▶ [Task statement]:
Retype the run of lines that opens with the line containing "Convert this chart" and closes with the line containing "const step = x0.step();", exactly and inclusively, but skip the pictures.

··········

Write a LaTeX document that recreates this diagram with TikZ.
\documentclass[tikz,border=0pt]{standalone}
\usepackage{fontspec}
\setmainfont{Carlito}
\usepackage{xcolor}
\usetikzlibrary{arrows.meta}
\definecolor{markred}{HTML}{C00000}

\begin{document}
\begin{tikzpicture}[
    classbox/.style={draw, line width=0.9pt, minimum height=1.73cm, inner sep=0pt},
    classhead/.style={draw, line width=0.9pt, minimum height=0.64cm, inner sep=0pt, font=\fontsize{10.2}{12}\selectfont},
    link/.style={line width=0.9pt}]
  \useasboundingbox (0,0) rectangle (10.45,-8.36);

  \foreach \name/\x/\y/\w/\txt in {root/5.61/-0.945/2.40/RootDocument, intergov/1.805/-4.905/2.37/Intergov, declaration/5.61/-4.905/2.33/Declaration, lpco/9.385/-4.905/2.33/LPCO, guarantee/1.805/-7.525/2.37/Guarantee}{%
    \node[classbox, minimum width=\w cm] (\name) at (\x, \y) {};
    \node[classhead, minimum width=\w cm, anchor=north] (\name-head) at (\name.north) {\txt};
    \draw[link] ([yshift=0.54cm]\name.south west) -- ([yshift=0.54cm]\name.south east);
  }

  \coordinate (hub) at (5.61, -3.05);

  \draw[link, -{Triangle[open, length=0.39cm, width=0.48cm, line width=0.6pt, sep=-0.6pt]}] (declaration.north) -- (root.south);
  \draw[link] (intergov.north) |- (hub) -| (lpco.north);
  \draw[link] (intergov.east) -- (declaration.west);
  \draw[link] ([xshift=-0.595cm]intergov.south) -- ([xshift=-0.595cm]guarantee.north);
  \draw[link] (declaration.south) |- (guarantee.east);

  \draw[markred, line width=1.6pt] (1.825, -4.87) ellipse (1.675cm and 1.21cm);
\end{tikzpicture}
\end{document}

··········

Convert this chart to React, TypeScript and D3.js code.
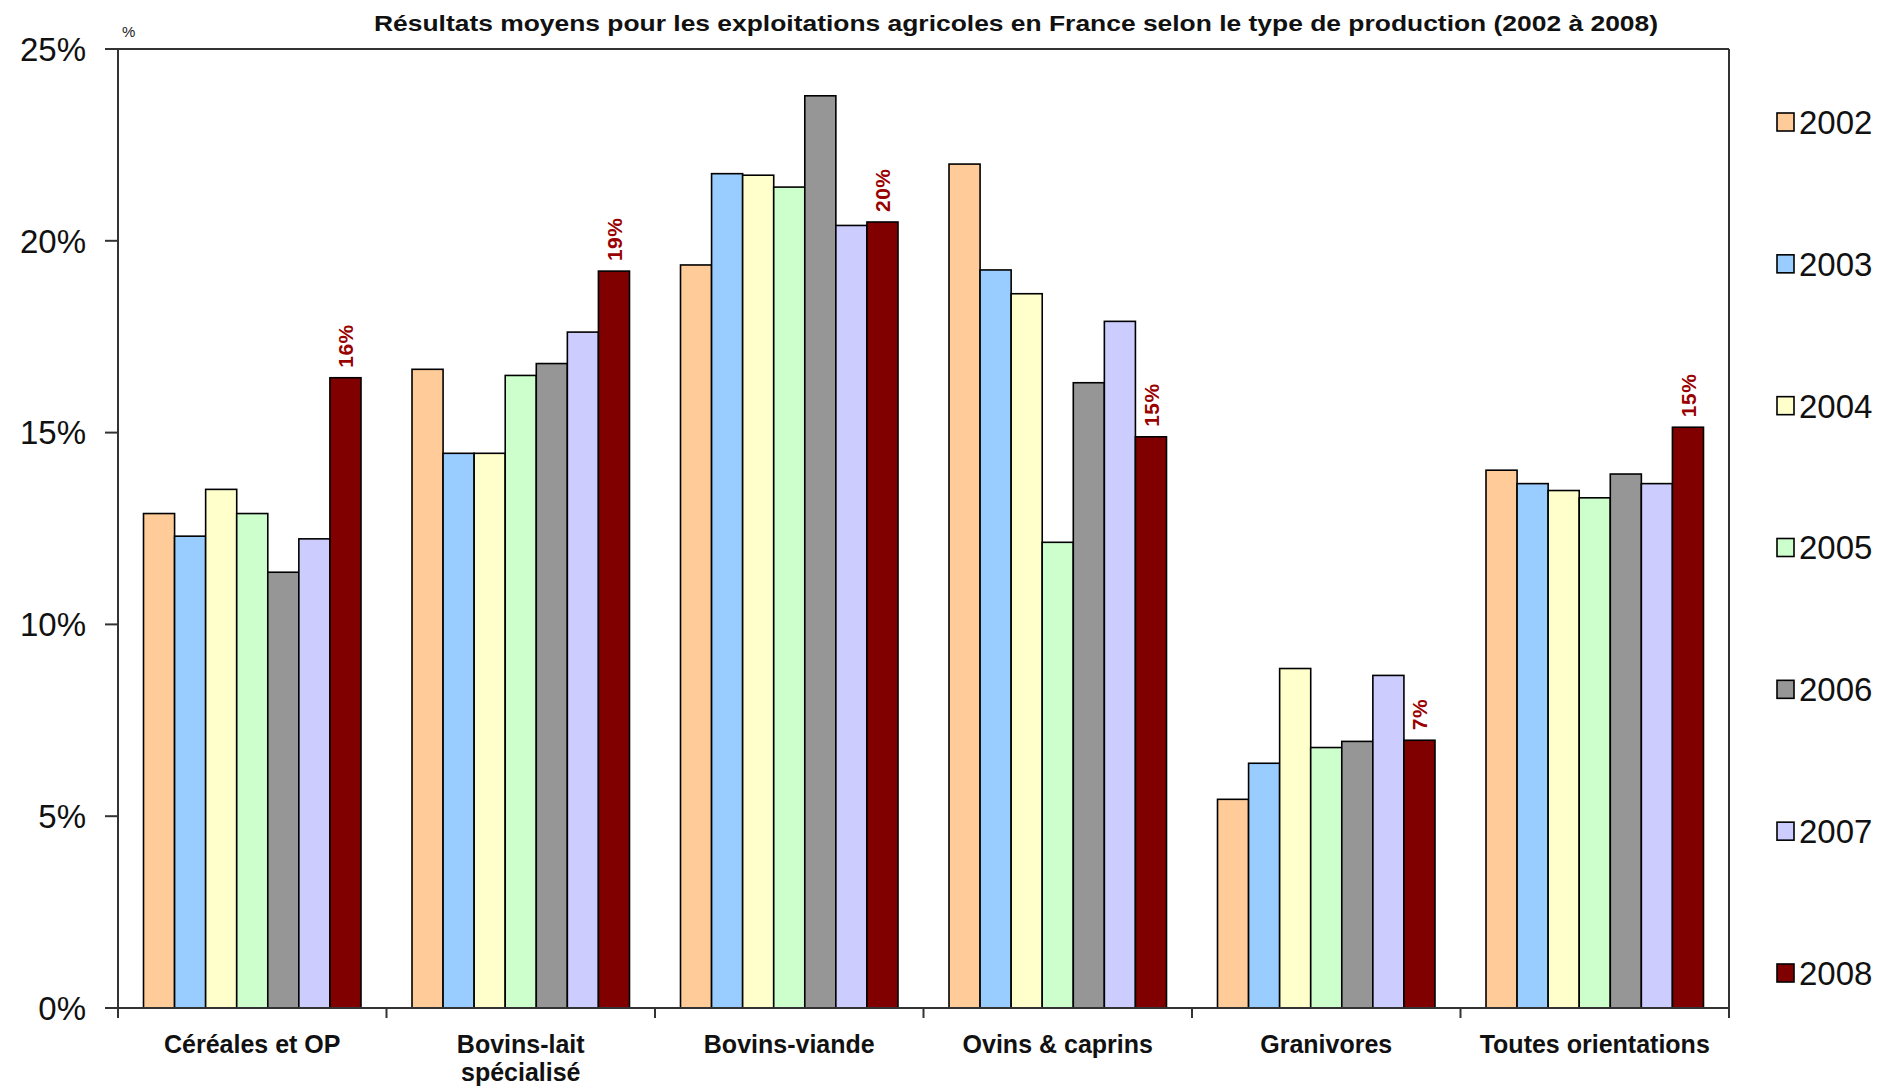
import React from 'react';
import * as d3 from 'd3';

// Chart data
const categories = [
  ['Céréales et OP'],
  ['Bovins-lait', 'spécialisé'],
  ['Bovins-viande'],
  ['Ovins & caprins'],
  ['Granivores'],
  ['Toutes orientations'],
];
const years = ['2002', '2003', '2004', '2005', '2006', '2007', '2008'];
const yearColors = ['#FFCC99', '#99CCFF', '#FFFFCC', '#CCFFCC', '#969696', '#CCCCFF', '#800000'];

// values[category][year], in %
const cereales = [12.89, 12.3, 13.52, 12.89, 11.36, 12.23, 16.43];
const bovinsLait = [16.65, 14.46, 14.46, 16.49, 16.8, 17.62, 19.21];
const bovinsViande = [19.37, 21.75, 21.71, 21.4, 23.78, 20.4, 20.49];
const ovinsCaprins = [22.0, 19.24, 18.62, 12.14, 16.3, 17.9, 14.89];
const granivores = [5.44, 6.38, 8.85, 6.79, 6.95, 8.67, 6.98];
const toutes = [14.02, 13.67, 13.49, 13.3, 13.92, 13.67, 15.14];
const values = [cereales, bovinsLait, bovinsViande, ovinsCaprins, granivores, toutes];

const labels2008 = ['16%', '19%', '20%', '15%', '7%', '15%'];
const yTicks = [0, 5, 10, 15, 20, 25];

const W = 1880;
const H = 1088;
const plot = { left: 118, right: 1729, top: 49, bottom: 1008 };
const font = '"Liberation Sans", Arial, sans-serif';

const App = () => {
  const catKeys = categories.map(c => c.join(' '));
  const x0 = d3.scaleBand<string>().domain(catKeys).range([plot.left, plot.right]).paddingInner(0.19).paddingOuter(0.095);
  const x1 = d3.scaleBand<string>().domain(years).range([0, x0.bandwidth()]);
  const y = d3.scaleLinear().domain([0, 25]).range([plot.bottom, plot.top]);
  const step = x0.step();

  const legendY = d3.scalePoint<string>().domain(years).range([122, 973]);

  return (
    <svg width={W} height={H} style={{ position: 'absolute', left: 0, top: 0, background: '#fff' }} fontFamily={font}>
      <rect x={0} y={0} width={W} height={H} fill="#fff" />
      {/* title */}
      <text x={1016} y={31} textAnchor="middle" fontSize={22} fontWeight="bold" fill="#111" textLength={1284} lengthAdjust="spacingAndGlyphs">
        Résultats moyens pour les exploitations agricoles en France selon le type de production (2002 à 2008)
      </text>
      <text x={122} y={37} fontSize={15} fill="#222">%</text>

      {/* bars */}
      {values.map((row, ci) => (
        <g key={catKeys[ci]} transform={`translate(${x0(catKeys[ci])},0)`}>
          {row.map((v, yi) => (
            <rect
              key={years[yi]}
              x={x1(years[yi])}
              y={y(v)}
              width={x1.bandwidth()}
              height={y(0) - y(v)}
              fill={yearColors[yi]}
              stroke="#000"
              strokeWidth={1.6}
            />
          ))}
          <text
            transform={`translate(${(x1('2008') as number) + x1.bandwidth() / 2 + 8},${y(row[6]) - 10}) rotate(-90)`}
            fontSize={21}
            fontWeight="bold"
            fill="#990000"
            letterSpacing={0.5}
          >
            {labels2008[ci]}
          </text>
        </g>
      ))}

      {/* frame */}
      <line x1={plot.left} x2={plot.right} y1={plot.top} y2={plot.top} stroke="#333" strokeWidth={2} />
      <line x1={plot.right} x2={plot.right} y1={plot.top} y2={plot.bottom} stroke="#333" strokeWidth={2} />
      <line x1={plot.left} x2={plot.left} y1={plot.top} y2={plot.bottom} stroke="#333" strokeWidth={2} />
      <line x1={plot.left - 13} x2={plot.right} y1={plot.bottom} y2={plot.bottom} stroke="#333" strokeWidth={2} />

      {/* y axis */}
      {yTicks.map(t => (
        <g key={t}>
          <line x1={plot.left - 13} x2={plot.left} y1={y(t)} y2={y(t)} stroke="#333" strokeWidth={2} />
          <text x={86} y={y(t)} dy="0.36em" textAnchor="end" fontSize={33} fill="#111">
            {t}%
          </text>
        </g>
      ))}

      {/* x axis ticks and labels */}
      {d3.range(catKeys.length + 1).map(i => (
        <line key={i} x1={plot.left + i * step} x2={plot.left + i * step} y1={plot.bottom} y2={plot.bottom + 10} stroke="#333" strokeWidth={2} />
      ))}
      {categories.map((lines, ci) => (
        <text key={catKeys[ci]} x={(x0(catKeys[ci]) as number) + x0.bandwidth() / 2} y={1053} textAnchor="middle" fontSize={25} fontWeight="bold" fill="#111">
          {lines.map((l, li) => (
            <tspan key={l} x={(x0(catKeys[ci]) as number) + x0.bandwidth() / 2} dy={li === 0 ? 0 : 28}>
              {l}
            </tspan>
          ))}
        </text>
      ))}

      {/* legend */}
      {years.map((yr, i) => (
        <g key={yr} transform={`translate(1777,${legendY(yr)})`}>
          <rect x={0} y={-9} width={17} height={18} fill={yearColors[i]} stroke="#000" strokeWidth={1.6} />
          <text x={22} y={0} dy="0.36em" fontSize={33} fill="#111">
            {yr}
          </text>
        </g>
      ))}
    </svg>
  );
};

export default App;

··········

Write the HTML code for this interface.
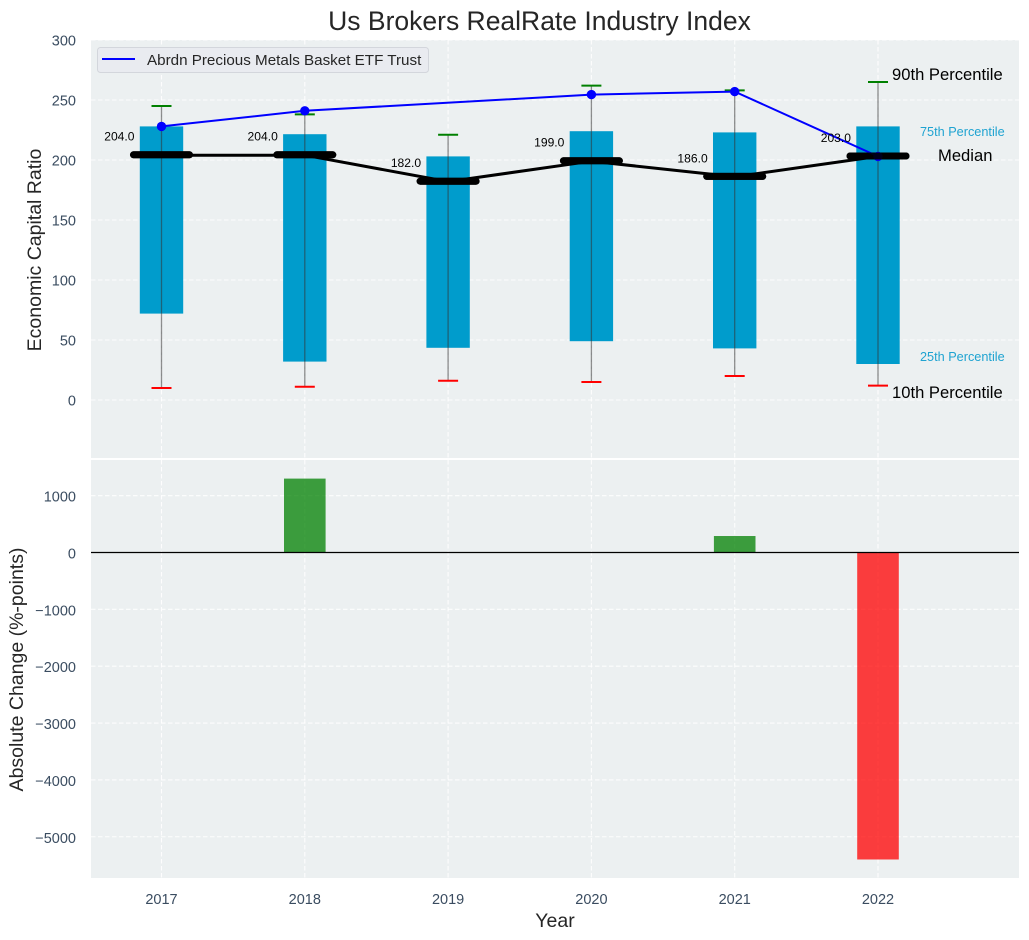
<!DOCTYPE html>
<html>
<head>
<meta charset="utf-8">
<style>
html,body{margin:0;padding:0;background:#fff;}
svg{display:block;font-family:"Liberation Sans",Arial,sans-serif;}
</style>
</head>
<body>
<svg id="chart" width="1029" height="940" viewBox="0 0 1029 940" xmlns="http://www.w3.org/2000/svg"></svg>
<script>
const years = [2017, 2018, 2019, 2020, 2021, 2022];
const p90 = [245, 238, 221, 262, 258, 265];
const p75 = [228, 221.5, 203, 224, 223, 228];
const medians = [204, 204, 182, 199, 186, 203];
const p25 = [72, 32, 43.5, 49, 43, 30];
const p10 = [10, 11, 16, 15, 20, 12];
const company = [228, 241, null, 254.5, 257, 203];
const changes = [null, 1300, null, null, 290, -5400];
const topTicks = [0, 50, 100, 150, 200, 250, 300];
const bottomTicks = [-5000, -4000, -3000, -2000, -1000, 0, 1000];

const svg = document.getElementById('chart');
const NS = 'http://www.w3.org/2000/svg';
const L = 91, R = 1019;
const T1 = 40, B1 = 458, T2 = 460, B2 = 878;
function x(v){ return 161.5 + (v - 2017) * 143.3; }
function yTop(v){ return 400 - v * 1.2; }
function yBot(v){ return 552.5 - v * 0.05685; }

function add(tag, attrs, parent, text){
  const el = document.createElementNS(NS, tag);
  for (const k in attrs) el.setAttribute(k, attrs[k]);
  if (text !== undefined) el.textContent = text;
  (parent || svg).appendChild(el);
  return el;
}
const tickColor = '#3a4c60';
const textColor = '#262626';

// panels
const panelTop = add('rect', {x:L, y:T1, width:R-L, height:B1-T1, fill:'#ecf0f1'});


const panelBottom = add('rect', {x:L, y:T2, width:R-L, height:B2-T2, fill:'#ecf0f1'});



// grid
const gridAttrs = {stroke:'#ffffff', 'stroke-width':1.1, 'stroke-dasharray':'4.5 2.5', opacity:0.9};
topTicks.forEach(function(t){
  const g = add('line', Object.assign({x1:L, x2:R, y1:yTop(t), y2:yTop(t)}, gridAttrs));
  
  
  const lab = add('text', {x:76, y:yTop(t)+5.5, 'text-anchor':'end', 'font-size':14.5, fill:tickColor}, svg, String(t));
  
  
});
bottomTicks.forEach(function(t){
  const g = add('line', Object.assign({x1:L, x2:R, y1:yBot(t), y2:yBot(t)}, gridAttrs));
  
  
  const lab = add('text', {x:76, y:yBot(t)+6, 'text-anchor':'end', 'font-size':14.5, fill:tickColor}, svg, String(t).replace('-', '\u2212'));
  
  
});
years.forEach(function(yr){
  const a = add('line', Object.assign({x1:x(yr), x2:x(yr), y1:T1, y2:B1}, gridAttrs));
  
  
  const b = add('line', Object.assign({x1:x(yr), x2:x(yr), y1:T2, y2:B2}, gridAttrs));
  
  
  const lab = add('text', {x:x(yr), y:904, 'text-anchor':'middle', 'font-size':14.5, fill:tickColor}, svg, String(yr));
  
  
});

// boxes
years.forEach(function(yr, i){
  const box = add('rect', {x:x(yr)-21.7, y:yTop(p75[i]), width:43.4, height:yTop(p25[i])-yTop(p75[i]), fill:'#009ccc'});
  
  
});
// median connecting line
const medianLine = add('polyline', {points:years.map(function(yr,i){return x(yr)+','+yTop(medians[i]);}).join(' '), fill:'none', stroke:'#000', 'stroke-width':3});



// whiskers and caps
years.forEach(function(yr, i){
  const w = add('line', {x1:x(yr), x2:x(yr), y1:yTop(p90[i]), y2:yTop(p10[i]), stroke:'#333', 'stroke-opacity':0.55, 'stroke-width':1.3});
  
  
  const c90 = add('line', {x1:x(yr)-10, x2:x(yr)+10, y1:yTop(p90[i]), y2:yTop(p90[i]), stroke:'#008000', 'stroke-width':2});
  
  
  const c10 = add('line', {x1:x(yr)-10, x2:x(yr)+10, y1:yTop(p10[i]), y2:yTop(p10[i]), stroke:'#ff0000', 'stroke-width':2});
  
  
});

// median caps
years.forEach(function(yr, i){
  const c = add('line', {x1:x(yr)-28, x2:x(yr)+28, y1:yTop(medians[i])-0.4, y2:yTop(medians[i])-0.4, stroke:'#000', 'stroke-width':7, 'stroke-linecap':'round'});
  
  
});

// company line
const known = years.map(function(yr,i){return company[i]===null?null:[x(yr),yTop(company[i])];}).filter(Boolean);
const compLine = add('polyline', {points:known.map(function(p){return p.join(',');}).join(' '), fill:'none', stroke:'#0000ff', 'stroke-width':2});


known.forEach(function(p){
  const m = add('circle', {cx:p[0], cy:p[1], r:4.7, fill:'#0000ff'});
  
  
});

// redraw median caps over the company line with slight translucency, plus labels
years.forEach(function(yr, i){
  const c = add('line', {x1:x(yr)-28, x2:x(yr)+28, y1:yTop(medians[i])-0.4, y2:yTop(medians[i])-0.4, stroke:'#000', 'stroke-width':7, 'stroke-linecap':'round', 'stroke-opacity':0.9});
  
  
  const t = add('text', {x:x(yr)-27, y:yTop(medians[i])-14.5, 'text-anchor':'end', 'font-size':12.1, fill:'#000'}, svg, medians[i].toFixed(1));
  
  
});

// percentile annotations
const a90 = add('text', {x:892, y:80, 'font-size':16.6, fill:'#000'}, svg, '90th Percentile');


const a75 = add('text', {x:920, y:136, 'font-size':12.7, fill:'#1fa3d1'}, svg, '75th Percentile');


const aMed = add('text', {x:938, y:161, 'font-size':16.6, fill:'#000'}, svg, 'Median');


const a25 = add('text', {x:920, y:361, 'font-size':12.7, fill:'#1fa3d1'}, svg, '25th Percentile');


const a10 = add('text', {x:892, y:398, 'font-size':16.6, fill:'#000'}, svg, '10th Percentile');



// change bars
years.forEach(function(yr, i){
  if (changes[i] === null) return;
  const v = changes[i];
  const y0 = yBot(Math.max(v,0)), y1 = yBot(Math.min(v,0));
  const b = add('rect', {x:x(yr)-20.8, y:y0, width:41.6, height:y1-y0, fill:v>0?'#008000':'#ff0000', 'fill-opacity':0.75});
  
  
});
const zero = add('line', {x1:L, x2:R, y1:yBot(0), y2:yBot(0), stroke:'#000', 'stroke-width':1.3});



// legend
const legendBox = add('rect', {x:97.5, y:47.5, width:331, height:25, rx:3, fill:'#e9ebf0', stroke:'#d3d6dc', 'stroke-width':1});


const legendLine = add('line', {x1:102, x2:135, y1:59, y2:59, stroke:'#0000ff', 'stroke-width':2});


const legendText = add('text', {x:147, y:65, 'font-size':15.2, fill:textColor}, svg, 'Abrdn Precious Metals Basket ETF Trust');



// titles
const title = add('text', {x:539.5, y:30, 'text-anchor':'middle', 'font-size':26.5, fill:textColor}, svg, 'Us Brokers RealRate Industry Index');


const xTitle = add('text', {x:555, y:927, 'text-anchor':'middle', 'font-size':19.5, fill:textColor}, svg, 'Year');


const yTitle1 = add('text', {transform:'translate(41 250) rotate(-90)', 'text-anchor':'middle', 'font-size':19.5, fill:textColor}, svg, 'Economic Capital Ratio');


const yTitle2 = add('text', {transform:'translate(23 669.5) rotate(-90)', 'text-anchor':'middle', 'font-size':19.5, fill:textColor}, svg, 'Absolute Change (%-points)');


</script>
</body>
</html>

··········

▶ [Result below]:
Convert this chart to React, TypeScript and D3.js code.
import React from 'react';
import * as d3 from 'd3';

// Chart data
const categories = [
  ['Céréales et OP'],
  ['Bovins-lait', 'spécialisé'],
  ['Bovins-viande'],
  ['Ovins & caprins'],
  ['Granivores'],
  ['Toutes orientations'],
];
const years = ['2002', '2003', '2004', '2005', '2006', '2007', '2008'];
const yearColors = ['#FFCC99', '#99CCFF', '#FFFFCC', '#CCFFCC', '#969696', '#CCCCFF', '#800000'];

// values[category][year], in %
const cereales = [12.89, 12.3, 13.52, 12.89, 11.36, 12.23, 16.43];
const bovinsLait = [16.65, 14.46, 14.46, 16.49, 16.8, 17.62, 19.21];
const bovinsViande = [19.37, 21.75, 21.71, 21.4, 23.78, 20.4, 20.49];
const ovinsCaprins = [22.0, 19.24, 18.62, 12.14, 16.3, 17.9, 14.89];
const granivores = [5.44, 6.38, 8.85, 6.79, 6.95, 8.67, 6.98];
const toutes = [14.02, 13.67, 13.49, 13.3, 13.92, 13.67, 15.14];
const values = [cereales, bovinsLait, bovinsViande, ovinsCaprins, granivores, toutes];

const labels2008 = ['16%', '19%', '20%', '15%', '7%', '15%'];
const yTicks = [0, 5, 10, 15, 20, 25];

const W = 1880;
const H = 1088;
const plot = { left: 118, right: 1729, top: 49, bottom: 1008 };
const font = '"Liberation Sans", Arial, sans-serif';

const App = () => {
  const catKeys = categories.map(c => c.join(' '));
  const x0 = d3.scaleBand<string>().domain(catKeys).range([plot.left, plot.right]).paddingInner(0.19).paddingOuter(0.095);
  const x1 = d3.scaleBand<string>().domain(years).range([0, x0.bandwidth()]);
  const y = d3.scaleLinear().domain([0, 25]).range([plot.bottom, plot.top]);
  const step = x0.step();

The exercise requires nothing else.